5. Ask your daughter questions.
Questions are a great way to start people thinking about the importance of technology, Dr Latham explained: “Ask small children (and older ones) about how they think things work – the iPad, the TV, Netflix – how does it know what things you like to watch? Why do you like that game and not the other one – what would you do differently? How do you think we will watch TV in the future? Questions can stimulate interest in STEM and also the idea of having a stake in the future.”
Sarah Myers, regional network lead at STEM Learning, a career support provider, agreed and said this is a great way to get your child into problem solving, “This and creativity are crucial skills for every STEM job,” she explained. “Whether it’s finding a solution to the current plastic crisis or developing innovative methods of ensuring people around the world have access to clean water, creative solutions are paramount.”
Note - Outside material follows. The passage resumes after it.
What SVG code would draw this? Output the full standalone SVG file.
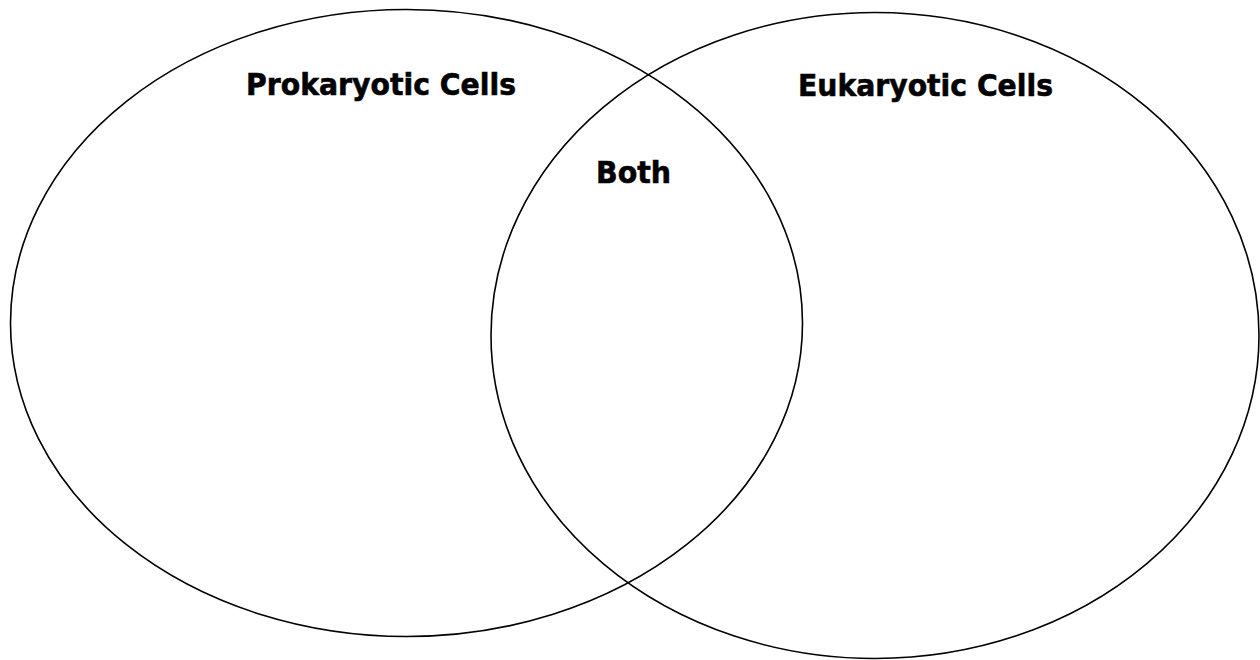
<svg xmlns="http://www.w3.org/2000/svg" width="1260" height="660" viewBox="0 0 1260 660">
<style>
.set{fill:none;stroke:#000;stroke-width:1.6}
.lbl{font-family:"DejaVu Sans","Verdana",sans-serif;font-weight:bold;font-size:30px;fill:#000;stroke:#000;stroke-width:0.6}
</style>
<rect width="1260" height="660" fill="#fff"/>
<g id="prokaryotic">
<ellipse class="set" cx="406.5" cy="323" rx="396" ry="313.5"/>
</g>
<g id="eukaryotic">
<ellipse class="set" cx="875" cy="335.5" rx="384" ry="323"/>
</g>
<g id="labels">
<text class="lbl" x="246" y="95" textLength="270" lengthAdjust="spacingAndGlyphs">Prokaryotic Cells</text>
<text class="lbl" x="798" y="95.5" textLength="255" lengthAdjust="spacingAndGlyphs">Eukaryotic Cells</text>
<text class="lbl" x="596" y="183" textLength="75" lengthAdjust="spacingAndGlyphs">Both</text>
</g>
</svg>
6. Show her what she could study.
Sarah Shaw, from WISE campaign, which encourages people in business, industry and education to increase the participation of women in STEM, said some girls won’t be aware of all the areas of study STEM subjects come under, (and you may not be either), so it’s important to let them know how broad the opportunities are. Some lesser known areas include: geology, acoustics, robotics, marine biology, meteorology, zoology, product design and satellite technology. Do your kids know what they are?
7. Build girls’ confidence.
Forster said it is crucial for parents to ensure girls have the confidence to know that they can pursue a career in this field, “We have seen more and more research that shows even if a girl might show some interest in STEM, she will still often opt out because it is too ‘hard’ or she isn’t going to be clever enough or good enough to succeed,” she said. “People working with girls, whether teachers or parents, need to encourage more risk-taking and praise signs of tenacity. We need to help address girls’ (and women’s) fear of failure and see that making mistakes and ‘fails’ are a valuable part of the path to success in STEM.”